Stages of team development
An effective team is based on implementing the right theories in order to navigate a team or a group properly. However, it takes a long time to put a solid team formation together as it requires stages that needs to be implemented before the team agrees to a common goal. The stages of team development was established to create a high performance team/ or group and Tuckman (1965) points out the five stages of team development which are (a) forming (b) storming (c) norming (d) performing and (e) adjourning (Nelson and Quick, 2007; Butterfield, 2010). The forming stage is the introductory of the team whereby team members meet each other to discuss what they are going to be doing. In addition, some team members might not like this stage as individuals do not know each other and sometimes, individuals might be anxious while some team members might be excited to be in this particular team. The storming stage is the challenging part for most project managers as team members began to ask questions that relates to the project. However, the storming stage brings interpersonal issues which may lead to conflicts that may empower team members to ask the project manager what their tasks are based on; in addition, some skills are established during this stage such as active listening and relationship building (Butterfield, 2010).

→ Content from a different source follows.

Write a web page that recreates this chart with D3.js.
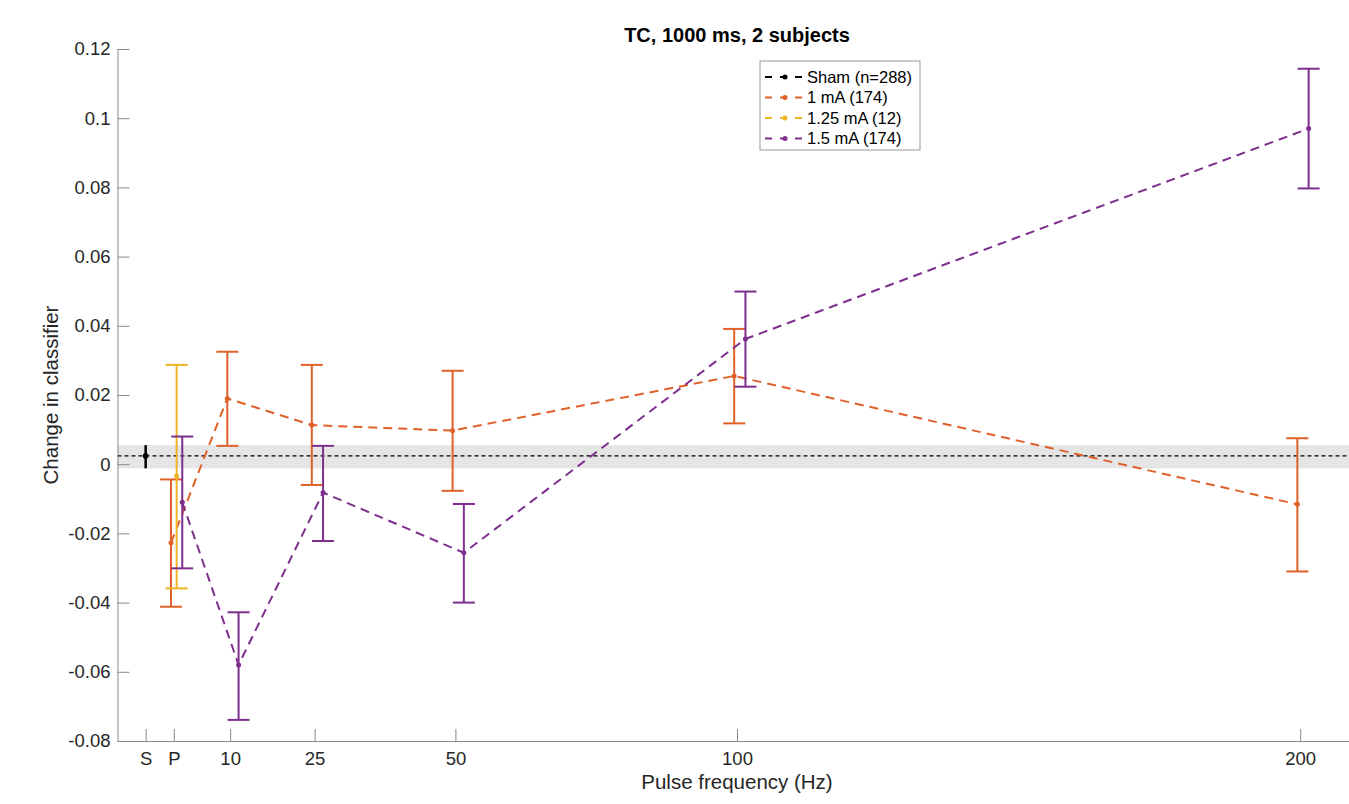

The norming stage is when the team comes together and start working effectively as a team in order to undertake its tasks and meet the objectives that are set. The project managers at this stage ensure that team members are going towards the right direction whereby managers give constructive feedbacks so that the individual could improve in areas where the individual is lacking. The performing stage is when the team meets its common goals, the interpersonal crises among team members are resolved and structural problems are non existence as the team is performing on the highest level (Jain, 2005). The adjourning is the end of the project whereby team member might feel poignant because they are leaving the team that have been together for weeks or months. The adjourning stage is also referred as the mourning and it is important for the project manager at this stage to organise a celebration event for the team in order to praise the team for meeting its objectives.

Beblin’s team roles
The Beblin’s team roles were created to give team member different roles and Beblin noted that putting team roles in place could create an effective team. Beblin created nine roles that need to be given within a dynamic team and the nine roles are categorised in three groups which are: action oriented, people oriented and thought oriented (Butterfield, 2010). The action oriented roles are for individuals that are known be the shaper, implementer, completer-finisher; however, the people oriented roles consists of co-ordinator, team worker and resource investigator whereas the thought oriented roles are made up of plant (creative people), monitor-evaluator and specialist (Butterfield, 2010; Cameron, 2008).

Conclusion
This paper shows that an effective team could be formed if the stages of team development and Beblin’s team roles are implemented. This paper shows that the dynamics of a team and how a team contributes towards ideas to meet the overall objectives of an organisation; whereas a group comes together for a specific task and then the group is disintegrated. However, this paper shows that a group and a team have its own individual characteristics and these characteristics should be considered when forming either a group or a team.